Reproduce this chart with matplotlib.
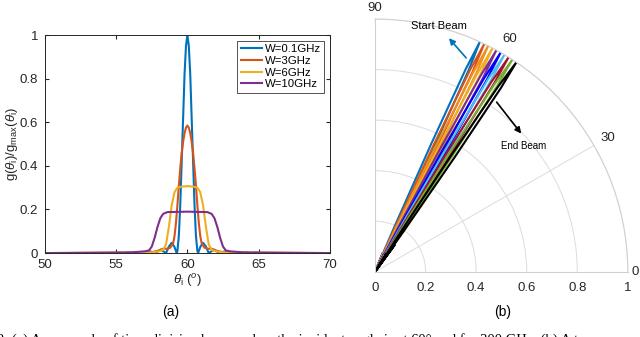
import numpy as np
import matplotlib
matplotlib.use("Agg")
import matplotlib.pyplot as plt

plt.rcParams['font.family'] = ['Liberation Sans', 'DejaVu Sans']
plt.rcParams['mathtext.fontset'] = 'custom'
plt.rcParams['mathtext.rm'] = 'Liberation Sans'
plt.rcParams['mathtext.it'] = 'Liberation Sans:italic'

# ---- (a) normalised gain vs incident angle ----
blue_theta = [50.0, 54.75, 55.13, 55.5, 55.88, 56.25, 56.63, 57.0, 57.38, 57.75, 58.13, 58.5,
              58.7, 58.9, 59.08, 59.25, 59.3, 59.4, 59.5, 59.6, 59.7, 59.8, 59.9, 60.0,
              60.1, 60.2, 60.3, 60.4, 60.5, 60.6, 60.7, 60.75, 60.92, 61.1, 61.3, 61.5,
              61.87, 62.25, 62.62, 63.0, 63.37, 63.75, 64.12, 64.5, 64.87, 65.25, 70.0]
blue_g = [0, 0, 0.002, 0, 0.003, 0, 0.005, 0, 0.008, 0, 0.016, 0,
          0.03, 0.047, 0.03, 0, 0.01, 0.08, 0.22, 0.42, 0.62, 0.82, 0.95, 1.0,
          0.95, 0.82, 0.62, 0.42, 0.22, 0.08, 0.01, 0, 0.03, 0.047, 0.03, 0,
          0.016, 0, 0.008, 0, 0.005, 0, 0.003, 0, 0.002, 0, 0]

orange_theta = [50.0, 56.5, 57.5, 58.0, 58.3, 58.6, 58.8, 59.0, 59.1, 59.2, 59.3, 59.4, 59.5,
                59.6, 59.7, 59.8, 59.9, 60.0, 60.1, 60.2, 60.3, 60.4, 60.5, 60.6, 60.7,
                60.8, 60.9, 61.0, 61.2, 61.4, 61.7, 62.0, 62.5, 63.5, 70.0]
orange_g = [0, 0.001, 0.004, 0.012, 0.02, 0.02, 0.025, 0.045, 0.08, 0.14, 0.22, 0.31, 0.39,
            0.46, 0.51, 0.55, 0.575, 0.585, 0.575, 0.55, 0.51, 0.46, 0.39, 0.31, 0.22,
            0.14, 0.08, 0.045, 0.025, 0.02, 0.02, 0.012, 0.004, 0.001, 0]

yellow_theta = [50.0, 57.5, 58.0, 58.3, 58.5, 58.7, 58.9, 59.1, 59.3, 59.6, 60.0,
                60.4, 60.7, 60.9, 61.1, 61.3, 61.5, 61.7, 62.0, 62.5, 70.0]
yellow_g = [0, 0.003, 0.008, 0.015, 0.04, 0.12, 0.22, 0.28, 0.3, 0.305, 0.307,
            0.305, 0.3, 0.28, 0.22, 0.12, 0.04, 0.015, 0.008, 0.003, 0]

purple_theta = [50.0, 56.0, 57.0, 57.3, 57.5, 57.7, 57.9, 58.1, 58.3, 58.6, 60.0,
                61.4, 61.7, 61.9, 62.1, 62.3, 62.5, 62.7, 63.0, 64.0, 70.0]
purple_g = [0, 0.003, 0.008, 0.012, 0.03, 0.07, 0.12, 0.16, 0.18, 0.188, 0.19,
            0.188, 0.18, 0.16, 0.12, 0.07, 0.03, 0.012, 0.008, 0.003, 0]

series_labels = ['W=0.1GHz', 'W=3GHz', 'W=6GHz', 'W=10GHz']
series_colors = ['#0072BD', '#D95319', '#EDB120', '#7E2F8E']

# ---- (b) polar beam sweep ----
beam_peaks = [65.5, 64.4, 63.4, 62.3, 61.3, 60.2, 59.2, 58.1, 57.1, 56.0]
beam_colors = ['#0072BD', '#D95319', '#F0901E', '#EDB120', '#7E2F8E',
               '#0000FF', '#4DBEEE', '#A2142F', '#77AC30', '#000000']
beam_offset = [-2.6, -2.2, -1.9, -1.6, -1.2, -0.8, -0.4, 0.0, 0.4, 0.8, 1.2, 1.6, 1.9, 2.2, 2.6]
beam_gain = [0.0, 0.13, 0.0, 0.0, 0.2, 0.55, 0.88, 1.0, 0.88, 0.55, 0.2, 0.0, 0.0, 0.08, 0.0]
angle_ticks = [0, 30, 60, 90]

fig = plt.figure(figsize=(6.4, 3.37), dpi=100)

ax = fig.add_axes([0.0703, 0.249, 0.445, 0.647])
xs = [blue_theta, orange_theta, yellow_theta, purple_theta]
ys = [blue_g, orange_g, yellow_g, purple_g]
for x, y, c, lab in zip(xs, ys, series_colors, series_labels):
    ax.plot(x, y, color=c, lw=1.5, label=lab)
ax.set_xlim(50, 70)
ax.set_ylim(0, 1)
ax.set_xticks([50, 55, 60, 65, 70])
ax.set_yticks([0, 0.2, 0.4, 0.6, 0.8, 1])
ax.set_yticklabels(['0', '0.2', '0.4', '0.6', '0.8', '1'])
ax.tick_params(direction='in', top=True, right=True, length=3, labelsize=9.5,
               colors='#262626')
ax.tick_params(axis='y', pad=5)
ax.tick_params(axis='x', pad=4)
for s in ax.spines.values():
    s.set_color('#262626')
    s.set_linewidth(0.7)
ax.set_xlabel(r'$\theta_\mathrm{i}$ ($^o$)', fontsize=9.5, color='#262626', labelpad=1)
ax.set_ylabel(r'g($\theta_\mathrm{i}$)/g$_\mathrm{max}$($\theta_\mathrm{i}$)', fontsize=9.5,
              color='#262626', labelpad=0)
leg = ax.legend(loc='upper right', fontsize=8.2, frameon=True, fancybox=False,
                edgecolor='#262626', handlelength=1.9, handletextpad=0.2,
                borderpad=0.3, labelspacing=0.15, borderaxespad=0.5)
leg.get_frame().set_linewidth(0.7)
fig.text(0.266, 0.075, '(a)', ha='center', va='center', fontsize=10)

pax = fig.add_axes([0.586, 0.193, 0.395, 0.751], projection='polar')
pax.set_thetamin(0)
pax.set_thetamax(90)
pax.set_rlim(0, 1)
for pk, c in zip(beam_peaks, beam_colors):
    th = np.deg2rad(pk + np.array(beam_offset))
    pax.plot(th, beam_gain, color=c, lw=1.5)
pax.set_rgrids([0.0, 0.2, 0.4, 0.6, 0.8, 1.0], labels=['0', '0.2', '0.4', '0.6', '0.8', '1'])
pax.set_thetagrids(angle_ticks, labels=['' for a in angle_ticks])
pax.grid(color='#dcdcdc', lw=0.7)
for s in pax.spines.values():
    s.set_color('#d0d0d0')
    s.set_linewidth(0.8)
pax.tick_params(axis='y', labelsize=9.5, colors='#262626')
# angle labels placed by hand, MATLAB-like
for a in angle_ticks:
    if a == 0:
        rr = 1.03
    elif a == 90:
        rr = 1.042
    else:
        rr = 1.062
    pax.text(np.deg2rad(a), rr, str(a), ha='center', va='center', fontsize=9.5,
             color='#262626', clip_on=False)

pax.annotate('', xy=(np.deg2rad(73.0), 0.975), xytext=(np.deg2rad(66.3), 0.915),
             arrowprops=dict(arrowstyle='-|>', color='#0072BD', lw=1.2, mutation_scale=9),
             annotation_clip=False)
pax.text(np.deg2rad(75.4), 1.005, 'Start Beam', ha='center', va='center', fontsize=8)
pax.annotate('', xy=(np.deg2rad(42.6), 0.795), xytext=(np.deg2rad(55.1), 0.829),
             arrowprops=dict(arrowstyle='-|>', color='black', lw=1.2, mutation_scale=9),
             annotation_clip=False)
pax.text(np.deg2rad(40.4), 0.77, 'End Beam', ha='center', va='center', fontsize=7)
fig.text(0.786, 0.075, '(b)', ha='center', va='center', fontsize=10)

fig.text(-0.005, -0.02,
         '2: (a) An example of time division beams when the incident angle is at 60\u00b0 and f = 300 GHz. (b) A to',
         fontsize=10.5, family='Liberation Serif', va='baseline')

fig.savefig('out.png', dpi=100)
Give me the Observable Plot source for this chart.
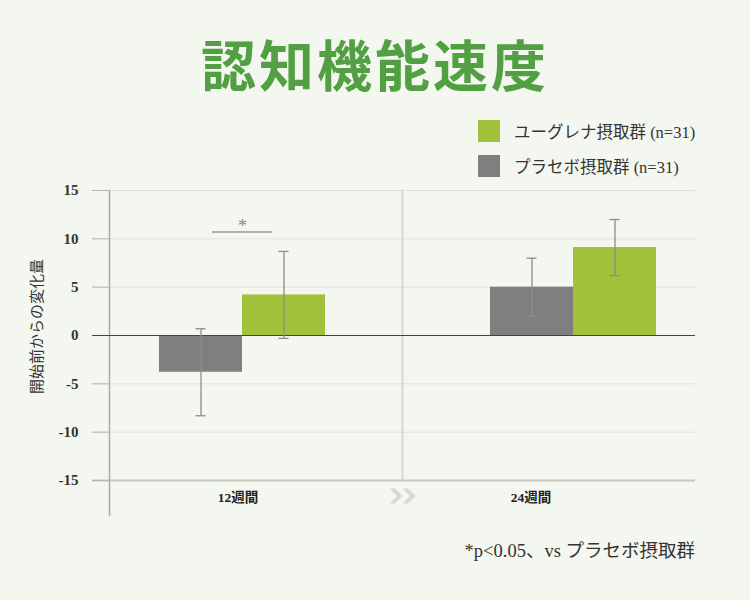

-- Problem requirements --
Give back exactly the lines from the first line of the data through the line with "0.305, 0.3, 0.28, 0.22, 0.12, 0.04, 0.015, 0.008, 0.003, 0]", pictures excluded.

-- Completed exercise --
Reproduce this chart with matplotlib.
import numpy as np
import matplotlib
matplotlib.use("Agg")
import matplotlib.pyplot as plt

plt.rcParams['font.family'] = ['Liberation Sans', 'DejaVu Sans']
plt.rcParams['mathtext.fontset'] = 'custom'
plt.rcParams['mathtext.rm'] = 'Liberation Sans'
plt.rcParams['mathtext.it'] = 'Liberation Sans:italic'

# ---- (a) normalised gain vs incident angle ----
blue_theta = [50.0, 54.75, 55.13, 55.5, 55.88, 56.25, 56.63, 57.0, 57.38, 57.75, 58.13, 58.5,
              58.7, 58.9, 59.08, 59.25, 59.3, 59.4, 59.5, 59.6, 59.7, 59.8, 59.9, 60.0,
              60.1, 60.2, 60.3, 60.4, 60.5, 60.6, 60.7, 60.75, 60.92, 61.1, 61.3, 61.5,
              61.87, 62.25, 62.62, 63.0, 63.37, 63.75, 64.12, 64.5, 64.87, 65.25, 70.0]
blue_g = [0, 0, 0.002, 0, 0.003, 0, 0.005, 0, 0.008, 0, 0.016, 0,
          0.03, 0.047, 0.03, 0, 0.01, 0.08, 0.22, 0.42, 0.62, 0.82, 0.95, 1.0,
          0.95, 0.82, 0.62, 0.42, 0.22, 0.08, 0.01, 0, 0.03, 0.047, 0.03, 0,
          0.016, 0, 0.008, 0, 0.005, 0, 0.003, 0, 0.002, 0, 0]

orange_theta = [50.0, 56.5, 57.5, 58.0, 58.3, 58.6, 58.8, 59.0, 59.1, 59.2, 59.3, 59.4, 59.5,
                59.6, 59.7, 59.8, 59.9, 60.0, 60.1, 60.2, 60.3, 60.4, 60.5, 60.6, 60.7,
                60.8, 60.9, 61.0, 61.2, 61.4, 61.7, 62.0, 62.5, 63.5, 70.0]
orange_g = [0, 0.001, 0.004, 0.012, 0.02, 0.02, 0.025, 0.045, 0.08, 0.14, 0.22, 0.31, 0.39,
            0.46, 0.51, 0.55, 0.575, 0.585, 0.575, 0.55, 0.51, 0.46, 0.39, 0.31, 0.22,
            0.14, 0.08, 0.045, 0.025, 0.02, 0.02, 0.012, 0.004, 0.001, 0]

yellow_theta = [50.0, 57.5, 58.0, 58.3, 58.5, 58.7, 58.9, 59.1, 59.3, 59.6, 60.0,
                60.4, 60.7, 60.9, 61.1, 61.3, 61.5, 61.7, 62.0, 62.5, 70.0]
yellow_g = [0, 0.003, 0.008, 0.015, 0.04, 0.12, 0.22, 0.28, 0.3, 0.305, 0.307,
            0.305, 0.3, 0.28, 0.22, 0.12, 0.04, 0.015, 0.008, 0.003, 0]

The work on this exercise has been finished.